Directive: Begin at the top of the records below and return each line exactly through the line with "import plotly.graph_objects as go". Skip pictures.

»»

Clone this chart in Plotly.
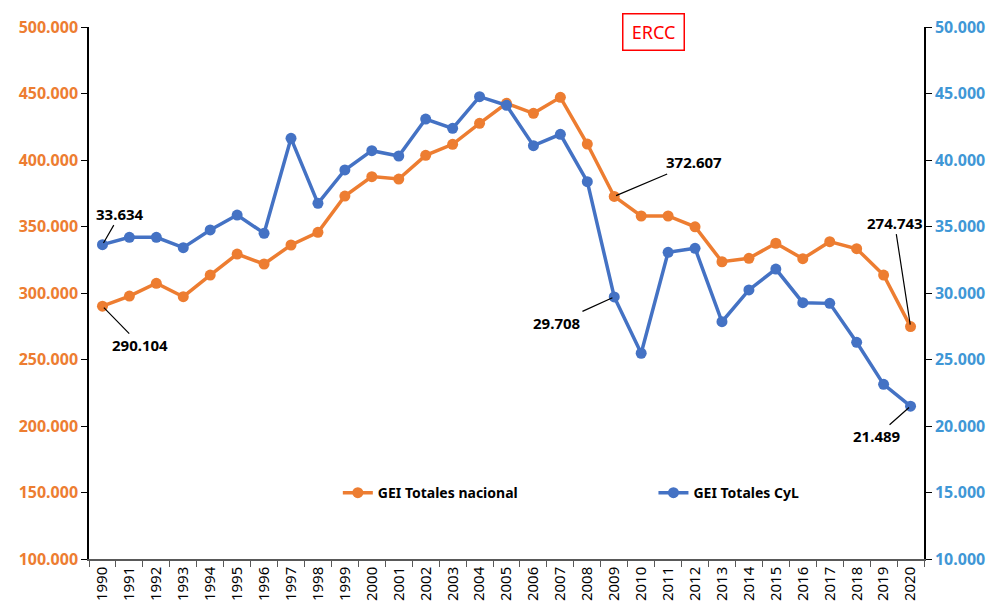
import plotly.graph_objects as go

years = [str(y) for y in range(1990, 2021)]
nacional = [290104, 297700, 307300, 297200, 313500, 329300, 321800, 336100, 345600, 372900,
            387500, 385700, 403500, 411800, 427600, 442600, 435100, 447100, 412000, 372607,
            357900, 357900, 349800, 323500, 326100, 337400, 325800, 338600, 333300, 313500, 274743]
cyl = [33634, 34190, 34190, 33410, 34740, 35860, 34490, 41630, 36740, 39250,
       40700, 40300, 43080, 42380, 44760, 44110, 41080, 41930, 38370, 29708,
       25470, 33060, 33360, 27840, 30230, 31800, 29270, 29220, 26290, 23130, 21489]

ORANGE = "#ED7D31"
BLUE = "#4472C4"
LBLUE = "#3F97D6"
FONT = "Noto Sans"

fig = go.Figure()
fig.add_trace(go.Scatter(x=years, y=nacional, name="GEI Totales nacional", mode="lines+markers",
                         line=dict(color=ORANGE, width=3.5), marker=dict(size=11, color=ORANGE),
                         legend="legend"))
fig.add_trace(go.Scatter(x=years, y=cyl, name="GEI Totales CyL", mode="lines+markers", yaxis="y2",
                         line=dict(color=BLUE, width=3.5), marker=dict(size=11, color=BLUE),
                         legend="legend2"))

# ERCC vertical line
fig.add_shape(type="line", xref="x", yref="paper", x0="2009", x1="2009", y0=-0.008, y1=1.028,
              line=dict(color="#FF0000", width=4))

fig.add_annotation(text="ERCC", xref="paper", yref="paper", x=0.676, y=0.9897,
                   xanchor="center", yanchor="middle", showarrow=False,
                   font=dict(family=FONT, size=18, color="#FF0000"), width=48, height=23,
                   bordercolor="#FF0000", borderwidth=1.5, borderpad=6, bgcolor="white")

lab_font = dict(family=FONT, size=15, color="black", weight="bold")

def lab(text, xi, yv, ax, ay, yref="y"):
    fig.add_annotation(text=text, x=xi, y=yv, xref="x", yref=yref, ax=ax, ay=ay,
                       xanchor="center", yanchor="middle",
                       showarrow=True, arrowhead=0, arrowwidth=1.2, arrowcolor="black",
                       standoff=2, font=lab_font)

lab("33.634", 0, cyl[0], 18, -31, "y2")
lab("290.104", 0, nacional[0], 38, 39)
lab("372.607", 19, nacional[19], 80, -34)
lab("29.708", 19, cyl[19], -57, 26, "y2")
lab("274.743", 30, nacional[30], -16, -104)
lab("21.489", 30, cyl[30], -34, 30, "y2")

leg_font = dict(family=FONT, size=14, color="black", weight="bold")

fig.update_layout(
    width=993, height=612, autosize=False,
    margin=dict(l=89, r=69, t=27, b=53),
    paper_bgcolor="white", plot_bgcolor="white",
    separators=",.",
    showlegend=True,
    legend=dict(orientation="h", x=0.298, y=0.124, xanchor="left", yanchor="middle",
                font=leg_font, itemwidth=30, bgcolor="rgba(0,0,0,0)"),
    legend2=dict(orientation="h", x=0.676, y=0.124, xanchor="left", yanchor="middle",
                 font=leg_font, itemwidth=30, bgcolor="rgba(0,0,0,0)"),
    xaxis=dict(type="category", tickson="boundaries", ticks="outside", ticklen=6,
               tickcolor="#595959", showline=True, linecolor="#595959", linewidth=1.5,
               tickangle=-90, tickfont=dict(family=FONT, size=15, color="black"),
               showgrid=False, range=[-0.5, 30.5], automargin=False),
    yaxis=dict(range=[100000, 500000], dtick=50000, tickformat=",.0f", showgrid=False,
               showline=True, linecolor="black", linewidth=1.5, ticks="outside", ticklen=6,
               tickcolor="black", zeroline=False, automargin=False,
               tickfont=dict(family=FONT, size=16, color=ORANGE, weight="bold")),
    yaxis2=dict(range=[10000, 50000], dtick=5000, tickformat=",.0f", showgrid=False,
                overlaying="y", side="right", automargin=False,
                showline=True, linecolor="black", linewidth=1.5, ticks="outside", ticklen=6,
                tickcolor="black", zeroline=False,
                tickfont=dict(family=FONT, size=16, color=LBLUE, weight="bold")),
)

fig.write_html(
    "out.html",
    config={"responsive": False, "displayModeBar": False},
    post_script="document.body.style.margin='0';document.body.style.overflow='hidden';",
)
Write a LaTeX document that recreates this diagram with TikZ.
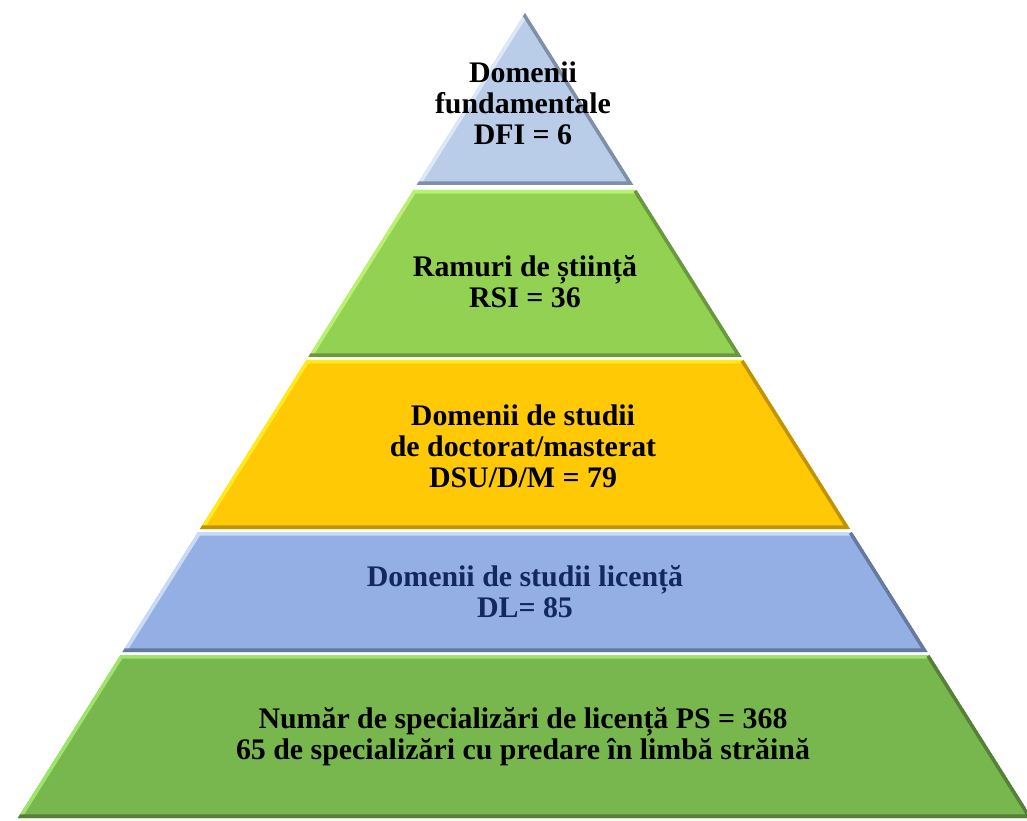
\documentclass[tikz,border=0pt]{standalone}
\usepackage{fontspec}
\setmainfont{Liberation Serif}
\definecolor{azulA}{HTML}{B9CDE8}
\definecolor{azulAl}{HTML}{DDE8F7}
\definecolor{azulAd}{HTML}{7F8FA8}
\definecolor{verdeA}{HTML}{93D152}
\definecolor{verdeAl}{HTML}{B8F070}
\definecolor{verdeAd}{HTML}{6A983E}
\definecolor{galben}{HTML}{FFCA05}
\definecolor{galbenl}{HTML}{FFEA1C}
\definecolor{galbend}{HTML}{C29300}
\definecolor{azulB}{HTML}{93AFE4}
\definecolor{azulBl}{HTML}{C8DAF8}
\definecolor{azulBd}{HTML}{66799F}
\definecolor{verdeB}{HTML}{78B74E}
\definecolor{verdeBl}{HTML}{9DE56A}
\definecolor{verdeBd}{HTML}{567F39}
\definecolor{bleumarin}{HTML}{12285E}

\begin{document}
\begin{tikzpicture}[x=0.03cm, y=-0.03cm,
  texto/.style={font=\bfseries\fontsize{25.5}{26.5}\selectfont, align=center}]
  \useasboundingbox (0,0) rectangle (1027,821);
  \clip (0,0) rectangle (1027,821);

  % Capas
  \foreach \t/\b/\c in {13/185/azulA, 190/357/verdeA, 360/529/galben, 532/652/azulB, 655/818/verdeB} {
    \pgfmathsetmacro\wt{0.63*(\t-13)}
    \pgfmathsetmacro\wb{0.63*(\b-13)}
    \begin{scope}
      \clip (525-\wt,\t) -- (525+\wt,\t) -- (525+\wb,\b) -- (525-\wb,\b) -- cycle;
      \fill[\c] (525-\wt,\t) -- (525+\wt,\t) -- (525+\wb,\b) -- (525-\wb,\b) -- cycle;
      \draw[line width=6pt, \c l] (525-\wb,\b) -- (525-\wt,\t) -- (525+\wt,\t);
      \draw[line width=6pt, \c d] (525+\wt,\t) -- (525+\wb,\b) -- (525-\wb,\b);
    \end{scope}
  }

  % Textos
  \node[texto] (dfi) at (523,103) {Domenii\\fundamentale\\DFI = 6};
  \node[texto] (rsi) at (525,282) {Ramuri de știință\\RSI = 36};
  \node[texto] (dsu) at (523,446) {Domenii de studii\\de doctorat/masterat\\DSU/D/M = 79};
  \node[texto, text=bleumarin] (dl) at (525,592) {Domenii de studii licență\\DL= 85};
  \node[texto] (ps) at (523,737) {Număr de specializări de licență PS = 368\\65 de specializări cu predare în limbă străină};
\end{tikzpicture}
\end{document}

««

Task solution:
Clone this chart in Plotly.
import plotly.graph_objects as go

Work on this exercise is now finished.